Studying the Soldier as an athlete
March 21, 2013
NATICK, Mass. (March 21, 2013) -- To better understand how carrying heavy loads affects Soldiers, Tyler Brown, Ph.D., looks at them as if they were athletes.
In the past, biomechanics load-carriage studies typically focused on Soldiers walking over long periods of time in a straight line. But Brown of the Natick Soldier Research, Development and Engineering Center's Biomechanics Team has his subjects run, cut, stop and jump -- movements that mirror what would actually happen in combat.
Athletes have been studied in this way to assess injury risk, but not Soldiers, according to Brown.
"Nobody's put a load on somebody's back," said Brown, "and asked the Soldier to speed up, slow down or change direction of movement."
Except Brown, who is measuring how 16 human research volunteers, or HRVs, are affected when they carry different loads and make "anticipated and unanticipated" movements in the study, part of a three-year effort that began in 2012 and was funded by a Department of the Army competitive In-House Laboratory Independent Research award.
The Soldiers run, cut and jump on force plates -- basically, precise weight scales -- that measure how much force is created as they move up and down, back and forth, and side to side under different loads. Brown then collects and analyzes the data.
"This is just another data point that shows how much load is affecting our Soldiers," said Jeffrey Schiffman, Ph.D., the Biomechanics Team leader. "Now we're starting to get more into react-to-contact type moments."

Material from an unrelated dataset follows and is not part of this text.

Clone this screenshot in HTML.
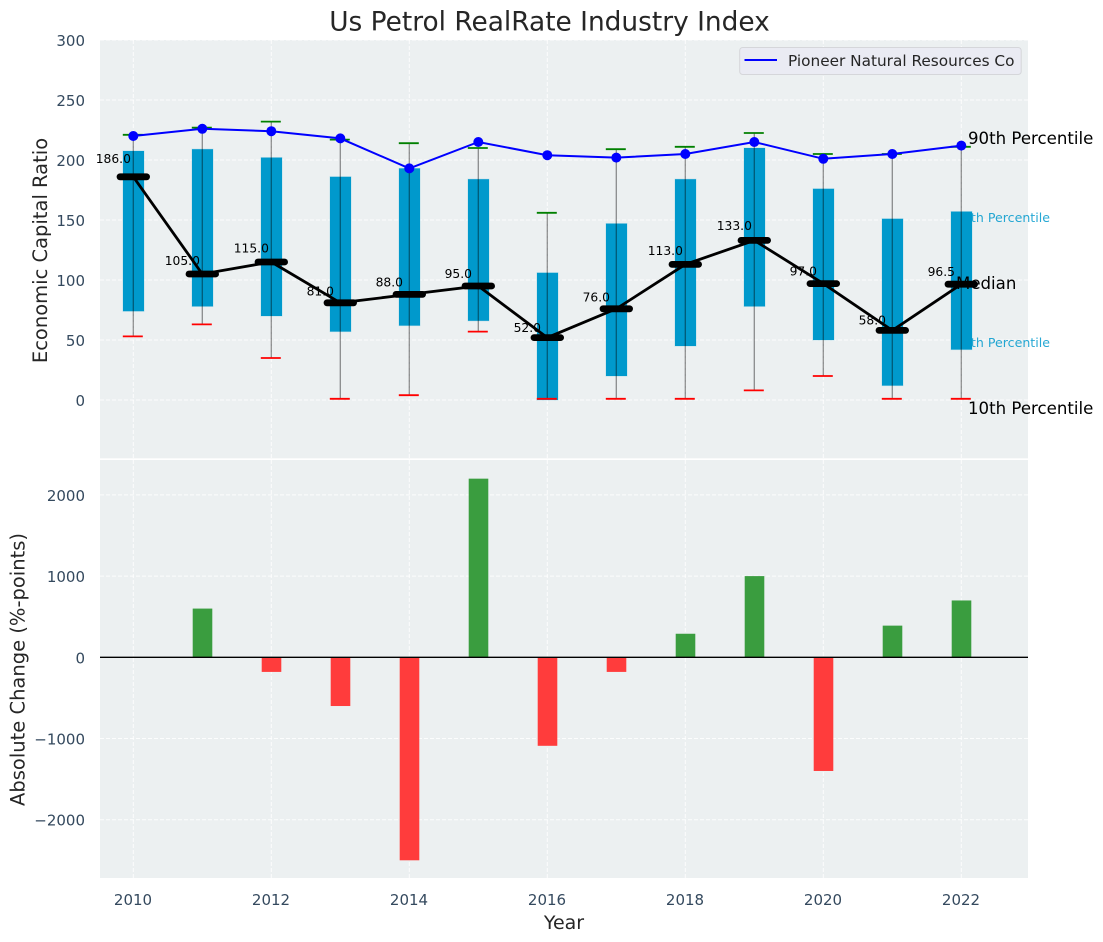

Brown has put Soldiers in the study through their paces with three weight loads -- no load, which consists of a helmet and weapon; a fighting load, which includes body armor and a tactical assault panel; and an approach load, which adds a backpack to the fighting load.
"The no load is like six or seven pounds, the fighting load (is) about 40 (pounds), and then the approach load is about 88 pounds," Brown said. "We have basically four or five different movements we're looking at."
Pfc. Jeremy Vasquez of Bronx, New York, took part in the study as an HRV. An accomplished amateur boxer before joining the Army, Vasquez is no stranger to athletic movements, but the heavy loads proved challenging for the 5-foot-3-inch, 153-pounder.
In Basic Training, said Vasquez, the "biggest problem, I know, for me was the ruck marches and was getting used to that weight. I'm a smaller guy, and when you get that weight on you, it limits you a lot."
Vasquez said that he hopes his participation in the study will help Soldiers to cope with those loads and to stay healthy.
"I'm really glad I was able to participate in it, because I feel like I did contribute and help future Soldiers, Vasquez added."
The researchers expect that their data will show that Soldiers use different mechanics when carrying heavier loads.
"The idea is if you can anticipate or pre-plan a movement, you're going to perform it better," Brown said. "They've shown that athletes, when they have to react to something, use different mechanics, postures, and they activate their muscles differently, and even without loads."
Schiffman said a follow-up study is already planned.
"We, as researchers, want to make sure we're documenting everything we can about how load affects human performance," Schiffman said.